= George Ernest, Count of Erbach-Wildenstein =

German prince member (1629–1669)

George Ernest, Count of Erbach-Wildenstein (7 October 1629 – 25 August 1669), was a German prince member of the House of Erbach and ruler over Wildenstein, Kleinheubach und Breuberg.

He was the third child and second (but eldest surviving son) of George Albert I, Count of Erbach-Schönberg and his first wife Magdalena, a daughter of Johann VI, Count of Nassau-Dillenburg.

==Life==

After the death of his father in 1648, he ruled jointly with his half-brothers their domains until 1653, when he ceded Breuberg to George Frederick, but his early death allowed him to reunite this district to his government. Because his other three half-brothers are still minors, George Ernest continue to be sole ruler until his death.

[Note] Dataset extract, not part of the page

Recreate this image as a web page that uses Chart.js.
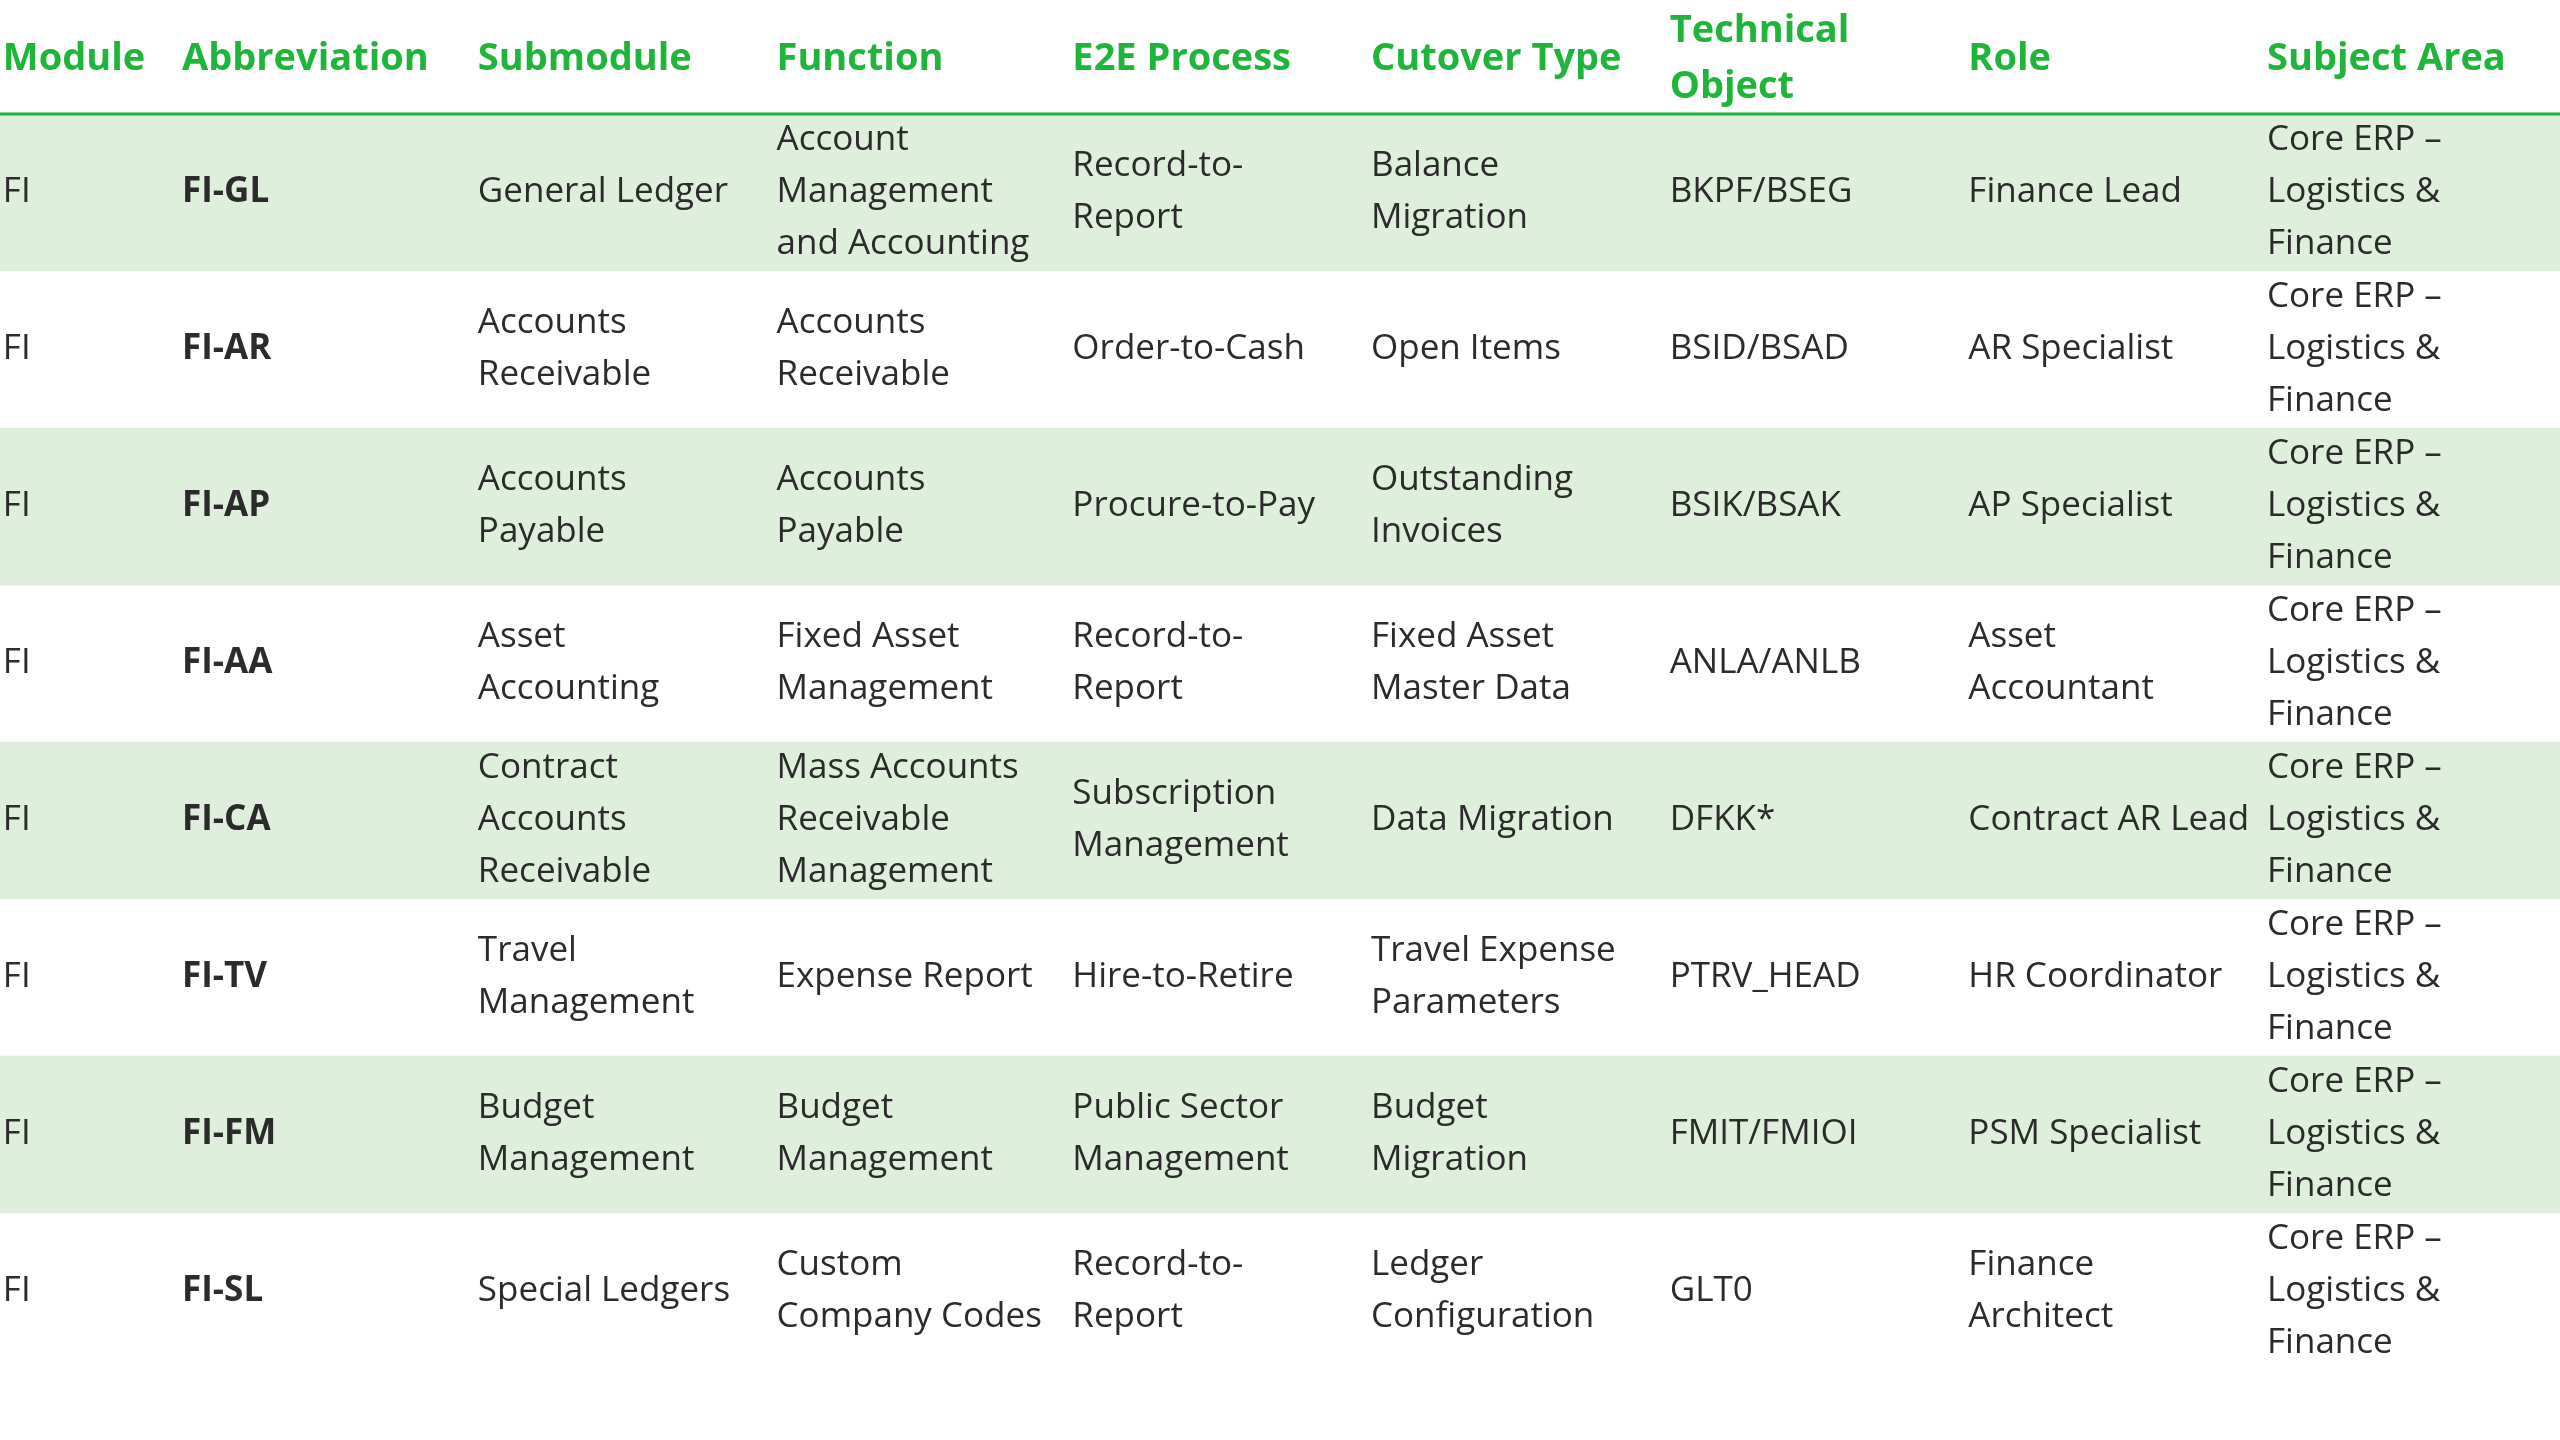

In Fürstenau on 22 November 1656 George Ernest married with her step-aunt Charlotte Christiana (6 November 1625 – 13 August 1677), a daughter of George Frederick II, Count of Hohenlohe-Waldenburg in Schillingsfürst and his wife Dorothea Sophie of Solms-Hohensolms. They had no children.

George Ernest died in Kleinheubach aged 39. Because he died without issue, his domains where inherited by his surviving half-brothers, who ruled jointly until 1672, when they divided their lands between them.